= Robert Kinglake (physician) =

British physician (1765–1842)

Robert Kinglake M.D. (1765–1842) was an English physician, known as a medical writer.

==Life==
Kinglake graduated M.D. at the university of Göttingen, and also studied at the university of Edinburgh. After practising for some years as a surgeon at Chipping Norton, Oxfordshire, he moved to Chilton-upon-Polden in Somerset, and in 1802 to Taunton. At this period Kinglake worked part-time for the Pneumatic Institution.

At Taunton Kinglake attended public meetings and made speeches in support of the first Reform Bill. He died on 26 September 1842 at West Monkton rectory, near Taunton, the home of his son W. C. Kinglake. He was a member of the Royal Medical Society of Edinburgh, the Physical Society of Göttingen, and other learned bodies.

==Works==
Kinglake attracted attention with his controversial writings on gout, in which he advocated a refrigeration treatment. It was based on application of cloths soaked in a mixture of ammonia and cold water. His first papers on the subject appeared in 1801 and 1803 in the Medical and Physical Journal. His views were opposed by William Wadd, W. Perry, John Hunt, John Ring, and others. James Parkinson launched a major attack in 1805, in Observations on the Nature and Cure of the Gout (1805).

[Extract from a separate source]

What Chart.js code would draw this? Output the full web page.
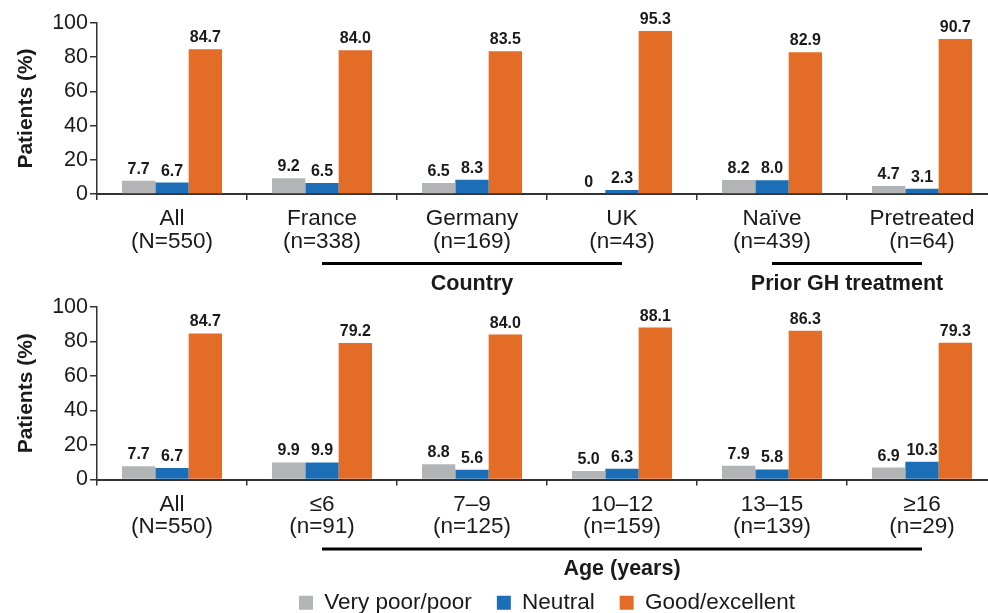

Kinglake replied to his critics in:

- A Dissertation on Gout (with appendix), London, 1804.
- Reply to Mr. Edlin's two Cases of Gout, Taunton, 1804.
- Additional Cases of Gout, Taunton, 1807.
- Strictures on Mr. Parkinson's Observations on the Nature and Cure of Gout. … To which are added, Two Letters to Dr. Haygarth, containing Remarks on the Opinions he has lately published on Acute Rheumatism, Taunton, 1807.

He also published "Observations on the Medicinal Effects of Digitalis" in the Medical and Physical Journal for 1800. In Robert Macnish's Anatomy of Drunkenness, there is a short article by the author on Kinglake's experiment with ether.